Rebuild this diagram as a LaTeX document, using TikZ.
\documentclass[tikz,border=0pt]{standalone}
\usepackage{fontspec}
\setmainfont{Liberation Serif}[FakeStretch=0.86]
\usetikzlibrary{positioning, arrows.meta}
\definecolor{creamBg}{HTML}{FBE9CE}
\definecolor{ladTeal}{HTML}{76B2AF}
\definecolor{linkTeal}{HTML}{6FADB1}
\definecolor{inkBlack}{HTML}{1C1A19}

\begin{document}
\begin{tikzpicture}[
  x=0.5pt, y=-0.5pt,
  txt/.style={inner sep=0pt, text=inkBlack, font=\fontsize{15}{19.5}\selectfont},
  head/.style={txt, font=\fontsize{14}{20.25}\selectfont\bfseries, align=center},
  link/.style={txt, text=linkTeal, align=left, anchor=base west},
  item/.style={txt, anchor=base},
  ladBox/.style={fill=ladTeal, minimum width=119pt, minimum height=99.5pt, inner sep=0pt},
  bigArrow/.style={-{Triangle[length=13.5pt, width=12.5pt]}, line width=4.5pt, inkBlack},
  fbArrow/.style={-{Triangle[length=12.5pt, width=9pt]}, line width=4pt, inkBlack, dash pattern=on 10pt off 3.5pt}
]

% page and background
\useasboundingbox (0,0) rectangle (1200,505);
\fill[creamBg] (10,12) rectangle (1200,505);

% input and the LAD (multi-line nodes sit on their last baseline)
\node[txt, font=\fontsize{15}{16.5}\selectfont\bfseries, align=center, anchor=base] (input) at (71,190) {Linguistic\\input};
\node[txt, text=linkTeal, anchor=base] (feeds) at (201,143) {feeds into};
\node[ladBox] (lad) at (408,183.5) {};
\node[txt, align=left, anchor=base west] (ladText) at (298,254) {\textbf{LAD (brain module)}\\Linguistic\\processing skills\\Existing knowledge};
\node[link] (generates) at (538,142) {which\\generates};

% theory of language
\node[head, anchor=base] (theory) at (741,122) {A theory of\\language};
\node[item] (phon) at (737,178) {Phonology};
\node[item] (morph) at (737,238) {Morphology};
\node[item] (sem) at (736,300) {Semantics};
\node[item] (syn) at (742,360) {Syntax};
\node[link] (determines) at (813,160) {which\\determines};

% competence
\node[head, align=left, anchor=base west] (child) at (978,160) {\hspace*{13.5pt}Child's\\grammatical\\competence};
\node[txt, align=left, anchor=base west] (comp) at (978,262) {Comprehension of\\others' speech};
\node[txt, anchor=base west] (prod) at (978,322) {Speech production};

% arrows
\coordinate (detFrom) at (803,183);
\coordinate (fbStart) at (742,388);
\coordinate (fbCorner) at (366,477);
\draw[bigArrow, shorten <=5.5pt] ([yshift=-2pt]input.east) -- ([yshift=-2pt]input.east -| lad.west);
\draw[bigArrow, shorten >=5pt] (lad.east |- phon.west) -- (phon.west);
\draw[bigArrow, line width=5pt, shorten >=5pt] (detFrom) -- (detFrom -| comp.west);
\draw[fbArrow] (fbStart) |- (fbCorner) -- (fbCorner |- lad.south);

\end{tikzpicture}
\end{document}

Instruction
Give again, word for word, the lines of the listing, starting at its first line and ending with the line containing "(generates) at (538,142)".

Final answer
Rebuild this diagram as a LaTeX document, using TikZ.
\documentclass[tikz,border=0pt]{standalone}
\usepackage{fontspec}
\setmainfont{Liberation Serif}[FakeStretch=0.86]
\usetikzlibrary{positioning, arrows.meta}
\definecolor{creamBg}{HTML}{FBE9CE}
\definecolor{ladTeal}{HTML}{76B2AF}
\definecolor{linkTeal}{HTML}{6FADB1}
\definecolor{inkBlack}{HTML}{1C1A19}

\begin{document}
\begin{tikzpicture}[
  x=0.5pt, y=-0.5pt,
  txt/.style={inner sep=0pt, text=inkBlack, font=\fontsize{15}{19.5}\selectfont},
  head/.style={txt, font=\fontsize{14}{20.25}\selectfont\bfseries, align=center},
  link/.style={txt, text=linkTeal, align=left, anchor=base west},
  item/.style={txt, anchor=base},
  ladBox/.style={fill=ladTeal, minimum width=119pt, minimum height=99.5pt, inner sep=0pt},
  bigArrow/.style={-{Triangle[length=13.5pt, width=12.5pt]}, line width=4.5pt, inkBlack},
  fbArrow/.style={-{Triangle[length=12.5pt, width=9pt]}, line width=4pt, inkBlack, dash pattern=on 10pt off 3.5pt}
]

% page and background
\useasboundingbox (0,0) rectangle (1200,505);
\fill[creamBg] (10,12) rectangle (1200,505);

% input and the LAD (multi-line nodes sit on their last baseline)
\node[txt, font=\fontsize{15}{16.5}\selectfont\bfseries, align=center, anchor=base] (input) at (71,190) {Linguistic\\input};
\node[txt, text=linkTeal, anchor=base] (feeds) at (201,143) {feeds into};
\node[ladBox] (lad) at (408,183.5) {};
\node[txt, align=left, anchor=base west] (ladText) at (298,254) {\textbf{LAD (brain module)}\\Linguistic\\processing skills\\Existing knowledge};
\node[link] (generates) at (538,142) {which\\generates};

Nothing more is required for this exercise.